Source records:
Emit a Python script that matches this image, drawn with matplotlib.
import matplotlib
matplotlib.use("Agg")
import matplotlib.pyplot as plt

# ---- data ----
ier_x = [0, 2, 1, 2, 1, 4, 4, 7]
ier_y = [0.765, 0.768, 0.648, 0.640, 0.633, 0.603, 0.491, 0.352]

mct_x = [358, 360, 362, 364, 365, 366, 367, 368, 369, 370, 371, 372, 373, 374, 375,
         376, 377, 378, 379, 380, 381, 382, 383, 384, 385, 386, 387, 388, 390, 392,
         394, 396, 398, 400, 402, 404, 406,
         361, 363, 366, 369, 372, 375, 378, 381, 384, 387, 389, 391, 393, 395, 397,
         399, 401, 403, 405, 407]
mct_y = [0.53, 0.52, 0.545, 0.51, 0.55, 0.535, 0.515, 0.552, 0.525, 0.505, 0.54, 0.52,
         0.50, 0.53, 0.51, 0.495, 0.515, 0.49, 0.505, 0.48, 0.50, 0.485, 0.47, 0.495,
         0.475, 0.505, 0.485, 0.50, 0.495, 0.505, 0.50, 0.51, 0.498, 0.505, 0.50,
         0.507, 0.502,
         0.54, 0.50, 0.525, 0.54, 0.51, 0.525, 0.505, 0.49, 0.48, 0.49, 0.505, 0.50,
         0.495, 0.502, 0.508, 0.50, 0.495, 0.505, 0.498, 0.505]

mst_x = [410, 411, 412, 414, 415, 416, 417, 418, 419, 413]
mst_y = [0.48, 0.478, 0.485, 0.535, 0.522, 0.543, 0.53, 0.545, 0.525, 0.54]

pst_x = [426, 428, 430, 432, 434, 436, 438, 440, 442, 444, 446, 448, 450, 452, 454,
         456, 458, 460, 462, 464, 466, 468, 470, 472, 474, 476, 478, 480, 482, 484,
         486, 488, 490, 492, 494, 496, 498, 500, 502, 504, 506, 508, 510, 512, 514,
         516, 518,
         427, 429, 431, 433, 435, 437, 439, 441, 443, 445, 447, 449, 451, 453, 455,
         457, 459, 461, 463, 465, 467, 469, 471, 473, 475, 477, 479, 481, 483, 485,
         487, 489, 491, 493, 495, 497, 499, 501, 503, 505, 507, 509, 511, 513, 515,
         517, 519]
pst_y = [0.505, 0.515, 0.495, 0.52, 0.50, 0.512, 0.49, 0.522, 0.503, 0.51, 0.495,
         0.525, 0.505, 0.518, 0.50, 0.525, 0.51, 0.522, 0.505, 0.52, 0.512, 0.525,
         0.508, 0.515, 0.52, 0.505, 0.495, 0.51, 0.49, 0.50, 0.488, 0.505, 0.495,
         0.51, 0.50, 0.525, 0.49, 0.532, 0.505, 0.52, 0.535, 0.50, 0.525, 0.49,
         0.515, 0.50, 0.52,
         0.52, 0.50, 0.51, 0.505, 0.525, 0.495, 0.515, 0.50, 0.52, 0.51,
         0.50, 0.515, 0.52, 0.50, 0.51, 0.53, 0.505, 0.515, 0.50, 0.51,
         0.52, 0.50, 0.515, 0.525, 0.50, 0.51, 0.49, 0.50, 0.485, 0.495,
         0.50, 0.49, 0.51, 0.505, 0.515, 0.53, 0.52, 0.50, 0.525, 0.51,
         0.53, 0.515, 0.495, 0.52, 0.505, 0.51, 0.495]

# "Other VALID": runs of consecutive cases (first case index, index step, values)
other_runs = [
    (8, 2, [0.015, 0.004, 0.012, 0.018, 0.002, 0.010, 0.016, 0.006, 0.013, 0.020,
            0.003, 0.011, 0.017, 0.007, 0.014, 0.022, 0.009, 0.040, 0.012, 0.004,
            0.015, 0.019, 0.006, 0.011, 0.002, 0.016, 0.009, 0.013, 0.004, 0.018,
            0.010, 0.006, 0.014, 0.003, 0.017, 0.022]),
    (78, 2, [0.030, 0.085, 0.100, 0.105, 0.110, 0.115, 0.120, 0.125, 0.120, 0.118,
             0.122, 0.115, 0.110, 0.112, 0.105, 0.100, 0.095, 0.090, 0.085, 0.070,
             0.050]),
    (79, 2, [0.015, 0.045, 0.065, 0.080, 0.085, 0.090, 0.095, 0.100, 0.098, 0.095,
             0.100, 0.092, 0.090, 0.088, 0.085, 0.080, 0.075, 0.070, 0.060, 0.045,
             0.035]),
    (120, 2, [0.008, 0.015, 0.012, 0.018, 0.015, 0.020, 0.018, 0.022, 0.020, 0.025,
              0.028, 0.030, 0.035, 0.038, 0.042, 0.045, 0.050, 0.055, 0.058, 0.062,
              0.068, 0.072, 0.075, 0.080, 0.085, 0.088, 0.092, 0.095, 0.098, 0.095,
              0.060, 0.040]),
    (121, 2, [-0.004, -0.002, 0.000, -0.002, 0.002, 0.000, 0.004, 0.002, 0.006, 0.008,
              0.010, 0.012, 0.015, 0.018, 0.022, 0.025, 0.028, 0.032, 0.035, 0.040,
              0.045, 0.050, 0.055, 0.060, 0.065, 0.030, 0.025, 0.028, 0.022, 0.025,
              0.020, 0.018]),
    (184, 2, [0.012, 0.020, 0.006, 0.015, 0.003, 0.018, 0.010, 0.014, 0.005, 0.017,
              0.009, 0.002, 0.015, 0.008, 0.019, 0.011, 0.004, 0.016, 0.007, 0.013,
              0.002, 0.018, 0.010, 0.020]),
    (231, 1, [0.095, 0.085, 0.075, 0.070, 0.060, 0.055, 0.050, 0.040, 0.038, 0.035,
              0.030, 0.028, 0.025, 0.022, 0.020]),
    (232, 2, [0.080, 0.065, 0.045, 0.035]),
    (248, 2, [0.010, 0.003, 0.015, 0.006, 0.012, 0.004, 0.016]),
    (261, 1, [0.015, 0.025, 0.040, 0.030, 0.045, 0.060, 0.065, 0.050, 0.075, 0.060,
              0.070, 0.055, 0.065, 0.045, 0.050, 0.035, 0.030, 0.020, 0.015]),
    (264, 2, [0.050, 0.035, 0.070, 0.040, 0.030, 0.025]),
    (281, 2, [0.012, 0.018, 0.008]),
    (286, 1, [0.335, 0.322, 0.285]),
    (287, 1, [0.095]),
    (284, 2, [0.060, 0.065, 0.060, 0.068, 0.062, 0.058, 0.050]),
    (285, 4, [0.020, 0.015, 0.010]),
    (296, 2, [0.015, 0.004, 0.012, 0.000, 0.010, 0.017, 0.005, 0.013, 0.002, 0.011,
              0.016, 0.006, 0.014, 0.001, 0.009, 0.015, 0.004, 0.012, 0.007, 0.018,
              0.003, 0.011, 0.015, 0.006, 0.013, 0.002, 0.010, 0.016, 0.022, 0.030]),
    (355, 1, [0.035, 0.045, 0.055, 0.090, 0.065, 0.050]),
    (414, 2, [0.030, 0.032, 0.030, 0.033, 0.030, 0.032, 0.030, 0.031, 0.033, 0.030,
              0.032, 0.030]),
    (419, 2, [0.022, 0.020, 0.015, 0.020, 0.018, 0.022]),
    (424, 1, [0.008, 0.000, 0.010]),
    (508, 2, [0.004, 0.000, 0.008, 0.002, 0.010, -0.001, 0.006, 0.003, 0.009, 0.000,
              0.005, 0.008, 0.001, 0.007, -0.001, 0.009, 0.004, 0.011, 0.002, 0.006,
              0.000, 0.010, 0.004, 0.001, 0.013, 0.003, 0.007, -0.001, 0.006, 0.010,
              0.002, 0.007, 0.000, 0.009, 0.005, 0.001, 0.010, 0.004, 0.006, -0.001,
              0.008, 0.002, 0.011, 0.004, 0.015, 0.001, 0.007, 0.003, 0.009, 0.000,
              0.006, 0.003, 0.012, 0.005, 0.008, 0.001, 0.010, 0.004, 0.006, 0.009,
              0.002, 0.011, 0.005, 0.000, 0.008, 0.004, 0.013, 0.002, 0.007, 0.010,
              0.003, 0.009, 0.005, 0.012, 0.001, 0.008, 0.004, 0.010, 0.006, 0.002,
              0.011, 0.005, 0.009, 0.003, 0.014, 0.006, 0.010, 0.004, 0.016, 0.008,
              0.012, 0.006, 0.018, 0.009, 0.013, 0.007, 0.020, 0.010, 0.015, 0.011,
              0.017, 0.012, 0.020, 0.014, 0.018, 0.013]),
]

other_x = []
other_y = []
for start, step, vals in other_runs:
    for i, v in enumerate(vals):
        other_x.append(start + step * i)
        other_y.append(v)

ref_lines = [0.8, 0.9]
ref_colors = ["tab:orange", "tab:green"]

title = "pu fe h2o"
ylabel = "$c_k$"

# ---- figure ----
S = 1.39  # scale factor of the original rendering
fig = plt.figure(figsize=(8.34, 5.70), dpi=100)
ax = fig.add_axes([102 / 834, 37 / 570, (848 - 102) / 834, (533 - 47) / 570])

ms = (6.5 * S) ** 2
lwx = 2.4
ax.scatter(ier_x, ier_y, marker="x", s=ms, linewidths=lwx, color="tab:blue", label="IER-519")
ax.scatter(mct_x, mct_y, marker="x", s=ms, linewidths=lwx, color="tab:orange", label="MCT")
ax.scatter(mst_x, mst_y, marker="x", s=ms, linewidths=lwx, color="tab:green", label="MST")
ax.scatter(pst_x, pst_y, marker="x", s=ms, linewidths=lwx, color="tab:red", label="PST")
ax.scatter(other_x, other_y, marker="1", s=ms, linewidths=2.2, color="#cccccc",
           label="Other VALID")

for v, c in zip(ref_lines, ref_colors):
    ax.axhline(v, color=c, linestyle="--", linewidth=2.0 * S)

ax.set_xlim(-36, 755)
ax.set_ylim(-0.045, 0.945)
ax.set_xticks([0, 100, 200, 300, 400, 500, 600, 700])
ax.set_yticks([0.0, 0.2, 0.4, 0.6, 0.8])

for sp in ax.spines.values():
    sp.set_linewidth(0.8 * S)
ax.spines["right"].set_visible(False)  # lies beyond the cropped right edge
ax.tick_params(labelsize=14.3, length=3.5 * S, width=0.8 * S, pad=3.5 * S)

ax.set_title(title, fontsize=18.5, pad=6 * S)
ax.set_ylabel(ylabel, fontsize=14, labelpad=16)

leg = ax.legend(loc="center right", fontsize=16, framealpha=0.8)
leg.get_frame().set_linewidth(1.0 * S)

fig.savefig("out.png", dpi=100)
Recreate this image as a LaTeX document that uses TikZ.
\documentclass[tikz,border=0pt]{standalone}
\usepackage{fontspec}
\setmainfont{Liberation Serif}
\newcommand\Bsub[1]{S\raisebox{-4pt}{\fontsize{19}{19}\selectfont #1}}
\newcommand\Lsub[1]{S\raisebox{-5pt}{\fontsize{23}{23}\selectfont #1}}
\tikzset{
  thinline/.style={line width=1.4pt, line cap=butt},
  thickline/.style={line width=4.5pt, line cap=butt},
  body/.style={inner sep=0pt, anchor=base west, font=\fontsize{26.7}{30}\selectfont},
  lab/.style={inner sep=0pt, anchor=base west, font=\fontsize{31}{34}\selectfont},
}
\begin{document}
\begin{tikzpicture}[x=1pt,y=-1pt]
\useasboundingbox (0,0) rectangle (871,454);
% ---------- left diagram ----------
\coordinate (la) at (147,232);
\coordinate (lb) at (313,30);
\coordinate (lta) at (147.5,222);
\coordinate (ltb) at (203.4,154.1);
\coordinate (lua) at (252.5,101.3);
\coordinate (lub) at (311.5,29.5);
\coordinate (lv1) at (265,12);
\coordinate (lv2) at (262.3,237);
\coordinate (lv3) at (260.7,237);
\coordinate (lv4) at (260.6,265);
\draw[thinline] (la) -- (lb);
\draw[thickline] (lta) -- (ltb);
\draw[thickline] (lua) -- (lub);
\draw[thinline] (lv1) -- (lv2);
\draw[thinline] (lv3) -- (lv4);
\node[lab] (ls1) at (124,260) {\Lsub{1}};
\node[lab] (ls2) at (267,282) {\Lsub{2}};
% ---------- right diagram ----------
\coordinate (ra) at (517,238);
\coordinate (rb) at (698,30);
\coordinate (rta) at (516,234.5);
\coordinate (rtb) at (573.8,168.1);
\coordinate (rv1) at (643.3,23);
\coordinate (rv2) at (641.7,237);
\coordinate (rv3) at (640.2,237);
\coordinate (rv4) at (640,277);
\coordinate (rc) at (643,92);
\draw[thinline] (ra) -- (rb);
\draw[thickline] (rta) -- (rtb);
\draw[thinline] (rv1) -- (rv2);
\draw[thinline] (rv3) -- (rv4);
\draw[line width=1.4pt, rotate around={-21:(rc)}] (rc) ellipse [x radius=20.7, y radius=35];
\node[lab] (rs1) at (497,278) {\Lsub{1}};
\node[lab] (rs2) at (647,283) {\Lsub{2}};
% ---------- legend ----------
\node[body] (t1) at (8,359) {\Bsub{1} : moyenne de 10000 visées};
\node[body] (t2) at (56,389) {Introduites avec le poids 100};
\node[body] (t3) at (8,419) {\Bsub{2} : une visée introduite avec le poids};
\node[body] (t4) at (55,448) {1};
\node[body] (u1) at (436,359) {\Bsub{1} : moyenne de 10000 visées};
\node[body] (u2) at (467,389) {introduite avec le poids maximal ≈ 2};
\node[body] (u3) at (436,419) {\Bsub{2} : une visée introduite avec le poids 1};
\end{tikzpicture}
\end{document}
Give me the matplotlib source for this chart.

Instructions for the task: Restate the first line and every line after it, word for word, stopping once the line with "0.545, 0.525, 0.54]" is done.

Complete response:
Emit a Python script that matches this image, drawn with matplotlib.
import matplotlib
matplotlib.use("Agg")
import matplotlib.pyplot as plt

# ---- data ----
ier_x = [0, 2, 1, 2, 1, 4, 4, 7]
ier_y = [0.765, 0.768, 0.648, 0.640, 0.633, 0.603, 0.491, 0.352]

mct_x = [358, 360, 362, 364, 365, 366, 367, 368, 369, 370, 371, 372, 373, 374, 375,
         376, 377, 378, 379, 380, 381, 382, 383, 384, 385, 386, 387, 388, 390, 392,
         394, 396, 398, 400, 402, 404, 406,
         361, 363, 366, 369, 372, 375, 378, 381, 384, 387, 389, 391, 393, 395, 397,
         399, 401, 403, 405, 407]
mct_y = [0.53, 0.52, 0.545, 0.51, 0.55, 0.535, 0.515, 0.552, 0.525, 0.505, 0.54, 0.52,
         0.50, 0.53, 0.51, 0.495, 0.515, 0.49, 0.505, 0.48, 0.50, 0.485, 0.47, 0.495,
         0.475, 0.505, 0.485, 0.50, 0.495, 0.505, 0.50, 0.51, 0.498, 0.505, 0.50,
         0.507, 0.502,
         0.54, 0.50, 0.525, 0.54, 0.51, 0.525, 0.505, 0.49, 0.48, 0.49, 0.505, 0.50,
         0.495, 0.502, 0.508, 0.50, 0.495, 0.505, 0.498, 0.505]

mst_x = [410, 411, 412, 414, 415, 416, 417, 418, 419, 413]
mst_y = [0.48, 0.478, 0.485, 0.535, 0.522, 0.543, 0.53, 0.545, 0.525, 0.54]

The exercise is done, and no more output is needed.